## Task prompt
Your task is to print all of the material verbatim.

## Data provided

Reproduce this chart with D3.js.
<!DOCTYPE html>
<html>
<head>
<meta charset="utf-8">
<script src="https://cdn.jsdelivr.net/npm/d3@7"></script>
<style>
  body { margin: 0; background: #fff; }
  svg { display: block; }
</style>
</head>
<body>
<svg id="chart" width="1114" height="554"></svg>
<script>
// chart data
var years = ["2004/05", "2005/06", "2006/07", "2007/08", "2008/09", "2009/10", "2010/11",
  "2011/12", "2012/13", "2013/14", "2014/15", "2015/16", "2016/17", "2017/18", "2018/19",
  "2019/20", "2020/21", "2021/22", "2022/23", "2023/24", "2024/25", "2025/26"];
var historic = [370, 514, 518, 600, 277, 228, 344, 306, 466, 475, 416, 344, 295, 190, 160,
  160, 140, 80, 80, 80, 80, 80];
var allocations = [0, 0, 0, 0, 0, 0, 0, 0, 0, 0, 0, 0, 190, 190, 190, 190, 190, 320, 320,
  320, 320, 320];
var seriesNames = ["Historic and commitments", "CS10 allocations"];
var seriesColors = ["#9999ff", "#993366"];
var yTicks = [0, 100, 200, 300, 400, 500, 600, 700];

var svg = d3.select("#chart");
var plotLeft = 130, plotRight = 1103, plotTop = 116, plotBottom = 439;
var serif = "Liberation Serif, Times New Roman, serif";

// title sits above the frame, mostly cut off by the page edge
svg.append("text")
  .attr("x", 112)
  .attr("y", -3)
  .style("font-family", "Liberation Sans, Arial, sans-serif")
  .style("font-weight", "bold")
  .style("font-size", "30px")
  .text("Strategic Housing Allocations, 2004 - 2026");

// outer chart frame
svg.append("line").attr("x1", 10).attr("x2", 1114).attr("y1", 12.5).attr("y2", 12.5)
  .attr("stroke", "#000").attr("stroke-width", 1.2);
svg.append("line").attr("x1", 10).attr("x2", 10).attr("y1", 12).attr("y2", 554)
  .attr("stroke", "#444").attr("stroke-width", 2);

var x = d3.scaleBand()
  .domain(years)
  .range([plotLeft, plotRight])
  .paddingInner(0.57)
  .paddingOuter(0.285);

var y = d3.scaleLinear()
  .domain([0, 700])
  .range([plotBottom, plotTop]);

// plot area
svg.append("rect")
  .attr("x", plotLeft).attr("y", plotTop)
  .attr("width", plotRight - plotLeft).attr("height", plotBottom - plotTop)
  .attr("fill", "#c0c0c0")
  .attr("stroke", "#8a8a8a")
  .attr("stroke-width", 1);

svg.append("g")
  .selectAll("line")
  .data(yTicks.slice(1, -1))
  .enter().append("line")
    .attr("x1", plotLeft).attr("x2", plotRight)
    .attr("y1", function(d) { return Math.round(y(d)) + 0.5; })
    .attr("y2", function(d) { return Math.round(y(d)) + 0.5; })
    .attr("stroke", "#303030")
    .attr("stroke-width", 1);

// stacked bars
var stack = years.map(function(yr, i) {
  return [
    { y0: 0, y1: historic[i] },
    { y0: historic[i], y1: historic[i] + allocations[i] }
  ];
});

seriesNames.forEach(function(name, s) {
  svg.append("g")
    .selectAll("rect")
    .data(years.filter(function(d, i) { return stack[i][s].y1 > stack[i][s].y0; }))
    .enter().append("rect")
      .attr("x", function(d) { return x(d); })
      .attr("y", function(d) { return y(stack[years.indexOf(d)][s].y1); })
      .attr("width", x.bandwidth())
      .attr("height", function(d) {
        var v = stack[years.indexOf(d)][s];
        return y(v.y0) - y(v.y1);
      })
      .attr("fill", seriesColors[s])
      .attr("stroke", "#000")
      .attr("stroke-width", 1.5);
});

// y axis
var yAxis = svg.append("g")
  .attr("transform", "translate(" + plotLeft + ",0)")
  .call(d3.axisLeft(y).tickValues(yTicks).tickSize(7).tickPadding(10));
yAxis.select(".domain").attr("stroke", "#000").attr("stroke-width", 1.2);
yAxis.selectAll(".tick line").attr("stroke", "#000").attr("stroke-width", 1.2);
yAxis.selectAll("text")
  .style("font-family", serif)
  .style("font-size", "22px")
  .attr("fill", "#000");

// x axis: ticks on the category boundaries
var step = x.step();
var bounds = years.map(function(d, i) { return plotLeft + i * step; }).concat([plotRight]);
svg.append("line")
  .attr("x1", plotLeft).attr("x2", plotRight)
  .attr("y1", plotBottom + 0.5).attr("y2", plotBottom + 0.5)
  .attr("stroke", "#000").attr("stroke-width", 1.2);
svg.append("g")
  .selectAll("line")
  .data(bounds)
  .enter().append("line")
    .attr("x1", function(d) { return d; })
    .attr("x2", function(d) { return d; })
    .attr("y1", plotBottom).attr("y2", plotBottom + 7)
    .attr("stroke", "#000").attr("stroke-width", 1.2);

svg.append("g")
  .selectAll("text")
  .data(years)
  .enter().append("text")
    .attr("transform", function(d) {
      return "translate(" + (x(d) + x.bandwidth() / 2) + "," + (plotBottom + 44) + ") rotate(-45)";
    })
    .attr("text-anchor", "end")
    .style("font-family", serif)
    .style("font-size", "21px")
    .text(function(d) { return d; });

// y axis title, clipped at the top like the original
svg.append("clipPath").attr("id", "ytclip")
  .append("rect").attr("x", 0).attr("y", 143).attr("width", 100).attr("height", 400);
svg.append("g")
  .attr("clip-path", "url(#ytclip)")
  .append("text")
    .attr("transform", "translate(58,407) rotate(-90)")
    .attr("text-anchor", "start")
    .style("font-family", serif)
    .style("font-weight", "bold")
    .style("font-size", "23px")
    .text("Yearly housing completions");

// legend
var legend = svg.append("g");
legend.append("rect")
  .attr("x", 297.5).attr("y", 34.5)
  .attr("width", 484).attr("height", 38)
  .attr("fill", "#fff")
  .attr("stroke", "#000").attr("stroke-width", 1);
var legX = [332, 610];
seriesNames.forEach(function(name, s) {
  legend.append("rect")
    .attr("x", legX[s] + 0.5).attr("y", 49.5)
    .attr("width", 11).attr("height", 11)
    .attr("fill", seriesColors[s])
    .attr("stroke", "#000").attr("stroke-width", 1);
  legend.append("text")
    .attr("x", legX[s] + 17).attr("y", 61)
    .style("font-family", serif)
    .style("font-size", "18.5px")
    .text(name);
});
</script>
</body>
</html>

## Correct result
Reproduce this chart with D3.js.
<!DOCTYPE html>
<html>
<head>
<meta charset="utf-8">
<script src="https://cdn.jsdelivr.net/npm/d3@7"></script>
<style>
  body { margin: 0; background: #fff; }
  svg { display: block; }
</style>
</head>
<body>
<svg id="chart" width="1114" height="554"></svg>
<script>
// chart data
var years = ["2004/05", "2005/06", "2006/07", "2007/08", "2008/09", "2009/10", "2010/11",
  "2011/12", "2012/13", "2013/14", "2014/15", "2015/16", "2016/17", "2017/18", "2018/19",
  "2019/20", "2020/21", "2021/22", "2022/23", "2023/24", "2024/25", "2025/26"];
var historic = [370, 514, 518, 600, 277, 228, 344, 306, 466, 475, 416, 344, 295, 190, 160,
  160, 140, 80, 80, 80, 80, 80];
var allocations = [0, 0, 0, 0, 0, 0, 0, 0, 0, 0, 0, 0, 190, 190, 190, 190, 190, 320, 320,
  320, 320, 320];
var seriesNames = ["Historic and commitments", "CS10 allocations"];
var seriesColors = ["#9999ff", "#993366"];
var yTicks = [0, 100, 200, 300, 400, 500, 600, 700];

var svg = d3.select("#chart");
var plotLeft = 130, plotRight = 1103, plotTop = 116, plotBottom = 439;
var serif = "Liberation Serif, Times New Roman, serif";

// title sits above the frame, mostly cut off by the page edge
svg.append("text")
  .attr("x", 112)
  .attr("y", -3)
  .style("font-family", "Liberation Sans, Arial, sans-serif")
  .style("font-weight", "bold")
  .style("font-size", "30px")
  .text("Strategic Housing Allocations, 2004 - 2026");

// outer chart frame
svg.append("line").attr("x1", 10).attr("x2", 1114).attr("y1", 12.5).attr("y2", 12.5)
  .attr("stroke", "#000").attr("stroke-width", 1.2);
svg.append("line").attr("x1", 10).attr("x2", 10).attr("y1", 12).attr("y2", 554)
  .attr("stroke", "#444").attr("stroke-width", 2);

var x = d3.scaleBand()
  .domain(years)
  .range([plotLeft, plotRight])
  .paddingInner(0.57)
  .paddingOuter(0.285);

var y = d3.scaleLinear()
  .domain([0, 700])
  .range([plotBottom, plotTop]);

// plot area
svg.append("rect")
  .attr("x", plotLeft).attr("y", plotTop)
  .attr("width", plotRight - plotLeft).attr("height", plotBottom - plotTop)
  .attr("fill", "#c0c0c0")
  .attr("stroke", "#8a8a8a")
  .attr("stroke-width", 1);

svg.append("g")
  .selectAll("line")
  .data(yTicks.slice(1, -1))
  .enter().append("line")
    .attr("x1", plotLeft).attr("x2", plotRight)
    .attr("y1", function(d) { return Math.round(y(d)) + 0.5; })
    .attr("y2", function(d) { return Math.round(y(d)) + 0.5; })
    .attr("stroke", "#303030")
    .attr("stroke-width", 1);

// stacked bars
var stack = years.map(function(yr, i) {
  return [
    { y0: 0, y1: historic[i] },
    { y0: historic[i], y1: historic[i] + allocations[i] }
  ];
});

seriesNames.forEach(function(name, s) {
  svg.append("g")
    .selectAll("rect")
    .data(years.filter(function(d, i) { return stack[i][s].y1 > stack[i][s].y0; }))
    .enter().append("rect")
      .attr("x", function(d) { return x(d); })
      .attr("y", function(d) { return y(stack[years.indexOf(d)][s].y1); })
      .attr("width", x.bandwidth())
      .attr("height", function(d) {
        var v = stack[years.indexOf(d)][s];
        return y(v.y0) - y(v.y1);
      })
      .attr("fill", seriesColors[s])
      .attr("stroke", "#000")
      .attr("stroke-width", 1.5);
});

// y axis
var yAxis = svg.append("g")
  .attr("transform", "translate(" + plotLeft + ",0)")
  .call(d3.axisLeft(y).tickValues(yTicks).tickSize(7).tickPadding(10));
yAxis.select(".domain").attr("stroke", "#000").attr("stroke-width", 1.2);
yAxis.selectAll(".tick line").attr("stroke", "#000").attr("stroke-width", 1.2);
yAxis.selectAll("text")
  .style("font-family", serif)
  .style("font-size", "22px")
  .attr("fill", "#000");

// x axis: ticks on the category boundaries
var step = x.step();
var bounds = years.map(function(d, i) { return plotLeft + i * step; }).concat([plotRight]);
svg.append("line")
  .attr("x1", plotLeft).attr("x2", plotRight)
  .attr("y1", plotBottom + 0.5).attr("y2", plotBottom + 0.5)
  .attr("stroke", "#000").attr("stroke-width", 1.2);
svg.append("g")
  .selectAll("line")
  .data(bounds)
  .enter().append("line")
    .attr("x1", function(d) { return d; })
    .attr("x2", function(d) { return d; })
    .attr("y1", plotBottom).attr("y2", plotBottom + 7)
    .attr("stroke", "#000").attr("stroke-width", 1.2);

svg.append("g")
  .selectAll("text")
  .data(years)
  .enter().append("text")
    .attr("transform", function(d) {
      return "translate(" + (x(d) + x.bandwidth() / 2) + "," + (plotBottom + 44) + ") rotate(-45)";
    })
    .attr("text-anchor", "end")
    .style("font-family", serif)
    .style("font-size", "21px")
    .text(function(d) { return d; });

// y axis title, clipped at the top like the original
svg.append("clipPath").attr("id", "ytclip")
  .append("rect").attr("x", 0).attr("y", 143).attr("width", 100).attr("height", 400);
svg.append("g")
  .attr("clip-path", "url(#ytclip)")
  .append("text")
    .attr("transform", "translate(58,407) rotate(-90)")
    .attr("text-anchor", "start")
    .style("font-family", serif)
    .style("font-weight", "bold")
    .style("font-size", "23px")
    .text("Yearly housing completions");

// legend
var legend = svg.append("g");
legend.append("rect")
  .attr("x", 297.5).attr("y", 34.5)
  .attr("width", 484).attr("height", 38)
  .attr("fill", "#fff")
  .attr("stroke", "#000").attr("stroke-width", 1);
var legX = [332, 610];
seriesNames.forEach(function(name, s) {
  legend.append("rect")
    .attr("x", legX[s] + 0.5).attr("y", 49.5)
    .attr("width", 11).attr("height", 11)
    .attr("fill", seriesColors[s])
    .attr("stroke", "#000").attr("stroke-width", 1);
  legend.append("text")
    .attr("x", legX[s] + 17).attr("y", 61)
    .style("font-family", serif)
    .style("font-size", "18.5px")
    .text(name);
});
</script>
</body>
</html>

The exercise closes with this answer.